This is the final part of my review of the second edition of Rethinking Public Relations.
Now to the central discussion: of PR as propaganda. Lay (ie non-academic) readers will be bewildered that there’s a discussion to be had: ‘of course PR involves persuasion so is indistinguishable from propaganda’ the thinking will go. But the PR academic literature seeks a higher ideal and proposes that public relations should seek mutual benefits (ie for the sponsoring organisation and for the public or for society in general). The ethics of one-way persuasion have been questioned.
The influential PR academic James Grunig attempted a separation of PR from propaganda by describing an evolutionary process, in effect a ‘whig interpretation of PR history’ from publicity through to excellent public relations. This latter could be persuasive, but only if it was symmetrical (ie both parties have equal power and make equal gains).
Moloney finds a connection between PR and propaganda both in the literature and in practice. He notes that propaganda need not always be malign (citing public information campaigns, the Voice of America and the BBC World Service as examples of ‘white’ propaganda, where the source is clearly identifiable to the listener). He thus describes PR as either ‘white’ or ‘grey’ propaganda: ‘weak propaganda’ in his phrase.

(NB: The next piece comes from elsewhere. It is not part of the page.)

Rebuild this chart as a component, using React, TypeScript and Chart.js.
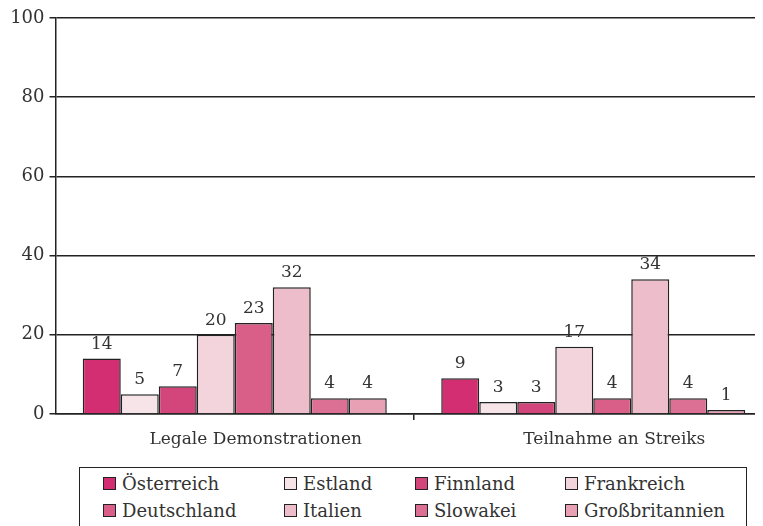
import React, { useEffect, useRef } from "react";
import { Chart, registerables } from "chart.js";

Chart.register(...registerables);

const categories = ["Legale Demonstrationen", "Teilnahme an Streiks"];
const countries = ["Österreich", "Estland", "Finnland", "Frankreich", "Deutschland", "Italien", "Slowakei", "Großbritannien"];
const oesterreich = [14, 9];
const estland = [5, 3];
const finnland = [7, 3];
const frankreich = [20, 17];
const deutschland = [23, 4];
const italien = [32, 34];
const slowakei = [4, 4];
const grossbritannien = [4, 1];
const seriesValues = [oesterreich, estland, finnland, frankreich, deutschland, italien, slowakei, grossbritannien];
const colors = ["#D32E72", "#F6E4E9", "#D3467B", "#F3D3DC", "#D95E88", "#EEBDCB", "#DC7094", "#E8A0B5"];
const yTicks = [0, 20, 40, 60, 80, 100];

const FONT = "'DejaVu Serif', 'Liberation Serif', serif";
const INK = "#222";
const TEXT = "#333";

const valueLabels = {
  id: "valueLabels",
  afterDatasetsDraw(chart: any) {
    const ctx = chart.ctx;
    ctx.save();
    ctx.font = `17px ${FONT}`;
    ctx.fillStyle = TEXT;
    ctx.textAlign = "center";
    ctx.textBaseline = "alphabetic";
    chart.data.datasets.forEach((ds: any, i: number) => {
      const meta = chart.getDatasetMeta(i);
      meta.data.forEach((el: any, j: number) => {
        ctx.fillText(String(ds.data[j]), el.x, el.y - 10);
      });
    });
    ctx.restore();
  },
};

export default function App() {
  const ref = useRef<HTMLCanvasElement>(null);
  useEffect(() => {
    if (!ref.current) return;
    const chart = new Chart(ref.current, {
      type: "bar",
      data: {
        labels: categories,
        datasets: countries.map((c, i) => ({
          label: c,
          data: seriesValues[i],
          backgroundColor: colors[i],
          borderColor: INK,
          borderWidth: 1.5,
          barPercentage: 1,
          categoryPercentage: 0.848,
        })),
      },
      options: {
        animation: false,
        responsive: false,
        maintainAspectRatio: false,
        layout: { padding: { top: 0, right: 5.5, left: 0, bottom: 0 } },
        plugins: { legend: { display: false }, tooltip: { enabled: false } },
        scales: {
          x: {
            offset: true,
            afterFit: (s: any) => { s.height = 40; },
            grid: {
              offset: true,
              drawOnChartArea: false,
              drawTicks: true,
              tickLength: 6,
              lineWidth: 1.5,
              color: (c: any) => (c.index === 1 ? INK : "rgba(0,0,0,0)"),
            },
            border: { display: true, color: INK, width: 1.5 },
            ticks: {
              font: { family: FONT, size: 17 },
              color: TEXT,
              padding: 9,
              labelOffset: 21,
              maxRotation: 0,
            },
          },
          y: {
            min: 0,
            max: 100,
            afterFit: (s: any) => { s.width = 47.5; s.paddingTop = 10; s.paddingBottom = 0; },
            afterBuildTicks: (s: any) => { s.ticks = yTicks.map((v) => ({ value: v })); },
            grid: { color: INK, lineWidth: 1.5, drawTicks: true, tickLength: 6 },
            border: { display: true, color: INK, width: 1.5 },
            ticks: {
              font: { family: FONT, size: 18 },
              color: TEXT,
              padding: 5,
            },
          },
        },
      },
      plugins: [valueLabels],
    });
    return () => chart.destroy();
  }, []);

  const colLeft = [23, 204, 335, 485];
  return (
    <div style={{ position: "relative", width: 755, height: 518, overflow: "hidden" }}>
      <canvas ref={ref} width={770} height={446} style={{ display: "block", width: 770, height: 446 }} />
      <div
        style={{
          position: "absolute",
          left: 71,
          top: 459,
          width: 666,
          height: 80,
          border: `1.5px solid ${INK}`,
          fontFamily: FONT,
          fontSize: 18,
          color: TEXT,
        }}
      >
        {countries.map((c, i) => {
          const col = i % 4;
          const row = Math.floor(i / 4);
          return (
            <div
              key={c}
              style={{
                position: "absolute",
                left: colLeft[col],
                top: 2 + row * 27,
                height: 27,
                display: "flex",
                alignItems: "center",
                whiteSpace: "nowrap",
              }}
            >
              <span
                style={{
                  display: "inline-block",
                  width: 11,
                  height: 11,
                  background: colors[i],
                  border: `1.5px solid ${INK}`,
                  marginRight: 6,
                }}
              />
              <span>{c}</span>
            </div>
          );
        })}
      </div>
    </div>
  );
}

So to the connection between PR (propaganda) and democracy. Moloney notes that PR flourishes in liberal democracies, and that the ‘consequences of PR appear … not to diminish existing democratic forms.’ He doesn’t argue that PR is a necessary condition for democracy, but rather that the two coexist either in a neutral or in a beneficial relationship.
Yet, if PR and propaganda are the same, he asks, how can PR be ethical? Following on from a discussion of the public relations ethics literature (Moloney finds this phrase a risible oxymoron), he alights on corporate social responsibility as as example of ethics through enlightened self-interest.
When it comes to the media, Moloney has harsh words. ‘The more distance between journalists and PR people, the better for a liberal democracy. PR grows out of democracy, not democracy out of PR.’ (I could rest my case for the brilliance and importance of this work solely on these two sentences.) I note that he’s dropped his over-idealistic proposals for the separation of journalism and PR from the new edition.
Moloney recognises that there will be resistance to his linking of PR and propaganda. But he concludes that the positive effects of PR outweigh the negative ones. Just.